The charges will affect the revenue and profitability of all three
reportable segments. In the third quarter, revenue, net of subcontractor
costs, is now expected to range from $440 million to $490 million, and,
based on these charges, diluted loss per share is expected to range from
$0.30 to $0.50.

In addition, Tetra Tech’s Board of Directors has authorized the
repurchase of up to $100 million of its common stock. Because the
repurchases under the program are subject to certain pricing parameters,
there is no guarantee as to the exact number of shares that will be
repurchased under the program, or that there will be any repurchases
pursuant to the program.

“The actions we are taking in the third quarter proactively address
changes in the market and right-size our operations to immediately
return the Company to its historical profitability and trend of margin
improvement,” said Dan Batrack, Tetra Tech’s Chairman and CEO. “The
Board’s stock repurchase authorization reflects confidence in our
long-term outlook by enabling us to purchase shares at times when we
believe they trade at a significant discount to their intrinsic value.
The stock repurchase program will not impact our ability to invest in
both organic growth initiatives and strategic acquisitions.”

About Tetra Tech (www.tetratech.com)

Tetra Tech is a leading provider of consulting, engineering, program
management, construction management, and technical services. The Company
supports government and commercial clients by providing innovative
solutions to complex problems focused on water, environment, energy,
infrastructure, and natural resources. With more than 14,000 staff
worldwide, Tetra Tech’s capabilities span the entire project life cycle.
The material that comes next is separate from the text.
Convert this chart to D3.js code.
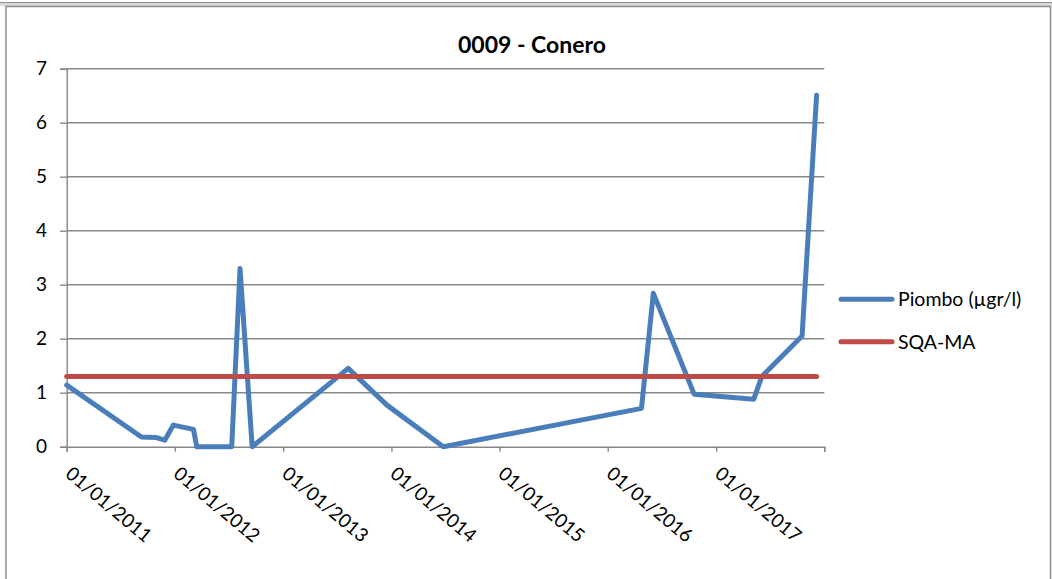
<!DOCTYPE html>
<html>
<head>
<meta charset="utf-8">
<script src="https://cdn.jsdelivr.net/npm/d3@7"></script>
<style>
  html, body { margin: 0; padding: 0; background: #fff; }
  svg { display: block; font-family: Lato, "Open Sans", sans-serif; }
</style>
</head>
<body>
<svg id="chart" width="1052" height="579"></svg>
<script>
// Sampling dates and lead concentration (µg/l) at station 0009 - Conero
const sampleDates = [
  "2011-01-01", "2011-09-10", "2011-10-31", "2011-11-28", "2011-12-27",
  "2012-03-04", "2012-03-15", "2012-07-11", "2012-08-08", "2012-09-18",
  "2013-08-08", "2013-12-17", "2014-06-25", "2016-04-24", "2016-06-03",
  "2016-10-19", "2017-05-08", "2017-06-04", "2017-10-18", "2017-12-06"
];
const piomboValues = [
  1.14, 0.18, 0.17, 0.12, 0.40,
  0.32, 0.00, 0.00, 3.30, 0.00,
  1.45, 0.77, 0.00, 0.71, 2.84,
  0.97, 0.88, 1.30, 2.05, 6.51
];
// Environmental quality standard (annual mean)
const sqaValues = sampleDates.map(() => 1.3);

const seriesNames = ["Piombo (µgr/l)", "SQA-MA"];
const seriesColors = ["#4a7ebb", "#be4b48"];
const xTickDates = ["2011-01-01", "2012-01-01", "2013-01-01", "2014-01-01",
                    "2015-01-01", "2016-01-01", "2017-01-01", "2018-01-01"];
const xTickLabels = ["01/01/2011", "01/01/2012", "01/01/2013", "01/01/2014",
                     "01/01/2015", "01/01/2016", "01/01/2017", ""];
const yTicks = [0, 1, 2, 3, 4, 5, 6, 7];
const chartTitle = "0009 - Conero";

const parse = d3.utcParse("%Y-%m-%d");
const svg = d3.select("#chart");

// outer frame
svg.append("rect").attr("x", 0).attr("y", 2).attr("width", 1052).attr("height", 4)
  .attr("fill", "#d9d9d9");
svg.append("line").attr("x1", 0).attr("x2", 1052).attr("y1", 2.5).attr("y2", 2.5)
  .attr("stroke", "#8c8c8c").attr("stroke-width", 1);
svg.append("rect").attr("x", 6).attr("y", 6.5).attr("width", 1044.5).attr("height", 600)
  .attr("fill", "#fff").attr("stroke", "#8c8c8c").attr("stroke-width", 1.5);

const plot = { left: 66.7, right: 824.3, top: 68.7, bottom: 446.7 };

const x = d3.scaleUtc()
  .domain([parse("2011-01-01"), parse("2018-01-01")])
  .range([plot.left, plot.right]);
const y = d3.scaleLinear().domain([0, 7]).range([plot.bottom, plot.top]);

const gridColor = "#878787";

// horizontal gridlines + y ticks
const yAxis = d3.axisLeft(y).tickValues(yTicks).tickSize(6.7).tickPadding(13)
  .tickFormat(d3.format("d"));
const gy = svg.append("g").attr("transform", `translate(${plot.left},0)`).call(yAxis);
gy.select(".domain").attr("stroke", gridColor).attr("stroke-width", 1.4);
gy.selectAll(".tick line").attr("stroke", gridColor).attr("stroke-width", 1.4);
gy.selectAll(".tick text").attr("fill", "#000").attr("font-size", 19)
  .attr("font-family", "Lato, sans-serif");
svg.append("g").selectAll("line").data(yTicks.filter(d => d > 0)).join("line")
  .attr("x1", plot.left).attr("x2", plot.right)
  .attr("y1", d => y(d)).attr("y2", d => y(d))
  .attr("stroke", gridColor).attr("stroke-width", 1.4);

// x axis
const xAxis = d3.axisBottom(x).tickValues(xTickDates.map(parse)).tickSize(5)
  .tickFormat((d, i) => xTickLabels[i]);
const gx = svg.append("g").attr("transform", `translate(0,${plot.bottom})`).call(xAxis);
gx.select(".domain").attr("stroke", gridColor).attr("stroke-width", 1.4);
gx.selectAll(".tick line").attr("stroke", gridColor).attr("stroke-width", 1.4);
gx.selectAll(".tick text")
  .attr("fill", "#000").attr("font-size", 19).attr("font-family", "Lato, sans-serif")
  .attr("text-anchor", "start").attr("dy", null).attr("y", null)
  .attr("transform", "translate(-3,29) rotate(40)");

// series
const dates = sampleDates.map(parse);
const line = d3.line().x(d => x(d[0])).y(d => y(d[1]));
const seriesData = [piomboValues, sqaValues];
seriesData.forEach((vals, i) => {
  svg.append("path")
    .datum(vals.map((v, j) => [dates[j], v]))
    .attr("d", line)
    .attr("fill", "none")
    .attr("stroke", seriesColors[i])
    .attr("stroke-width", 5)
    .attr("stroke-linejoin", "round")
    .attr("stroke-linecap", "round");
});

// title
svg.append("text").attr("x", 532).attr("y", 53).attr("text-anchor", "middle")
  .attr("font-size", 23).attr("font-weight", "bold").attr("fill", "#000")
  .text(chartTitle);

// legend
const legend = svg.append("g");
seriesNames.forEach((name, i) => {
  const ly = 299.3 + i * 42.4;
  legend.append("line").attr("x1", 841).attr("x2", 892).attr("y1", ly).attr("y2", ly)
    .attr("stroke", seriesColors[i]).attr("stroke-width", 5).attr("stroke-linecap", "round");
  legend.append("text").attr("x", 898).attr("y", ly).attr("dy", "0.35em")
    .attr("font-size", 19.5).attr("fill", "#000").text(name);
});
</script>
</body>
</html>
Forward-Looking Statements

This news release contains forward-looking statements that are
subject to the safe harbor provisions of the Private Securities
Litigation Reform Act of 1995. These forward-looking statements include
information concerning future events and the future financial
performance of Tetra Tech that involve risks and uncertainties. Readers
are cautioned that these forward-looking statements are only predictions
and may differ materially from actual future events or results. Readers
are urged to read the documents filed by Tetra Tech with the SEC,
specifically the most recent reports on Form 10-K, 10-Q, and 8-K, each
as it may be amended from time to time, which identify risk factors that
could cause actual results to differ materially from the forward-looking
statements. Among the important factors or risks that could cause actual
results or events to differ materially from those in the forward-looking
statements in this release are:
worldwide political and economic
uncertainties; the effect of the Budget Control Act of 2011;
fluctuations in annual revenue, expenses and operating results; the
cyclicality in demand for U.S. state and local government and U.S.
commercial services; credit risks associated with certain U.S.
commercial clients; concentration of revenues from U.S. government
agencies and potential funding disruptions by these agencies; violations
of U.S. government contractor regulations; dependence on winning or
renewing U.S. federal, state and local government contracts; the delay
or unavailability of public funding on U.S. government contracts; the
U.S. government’s right to modify, delay, curtail or terminate contracts
at its convenience; risks associated with international operations; the
failure to properly manage projects; the loss of key personnel or the
inability to attract and retain qualified personnel; the use of
estimates and assumptions in the preparation of financial statements;
the ability to maintain adequate workforce utilization; the use of the
percentage-of-completion method of accounting; the inability to
accurately estimate contract risks, revenue and costs; the failure to
win or renew contracts with private and public sector clients;
acquisition strategy and integration risks; goodwill or other intangible
asset impairment; growth strategy management; backlog cancellation and
adjustments; the failure of partners to perform on joint projects; the
failure of subcontractors to satisfy their obligations; requirements to
pay liquidated damages based on contract performance; changes in
resource management, environmental or infrastructure industry laws,
regulations or programs; changes in capital markets and the access to
capital; credit agreement covenants; industry competition; liability
related to legal proceedings; the availability of third-party insurance
coverage; the ability to obtain adequate bonding; employee, agent or
partner misconduct; employee risks related to international travel;
safety programs; conflict of interest issues; liabilities relating to
reports and opinions; liabilities relating to environmental laws and
regulations; force majeure events; protection of intellectual property
rights; the interruption of computer, information and communications
technology and systems; the ability to impede a business combination
based on Delaware law and charter documents; and stock price volatility.
Any projections in this release are based on limited information
currently available to Tetra Tech, which is subject to change. Although
any such projections and the factors influencing them will likely
change, Tetra Tech will not necessarily update the information, since
Tetra Tech will only provide guidance at certain points during the year.
Readers should not place undue reliance on forward-looking statements
since such information speaks only as of the date of this release.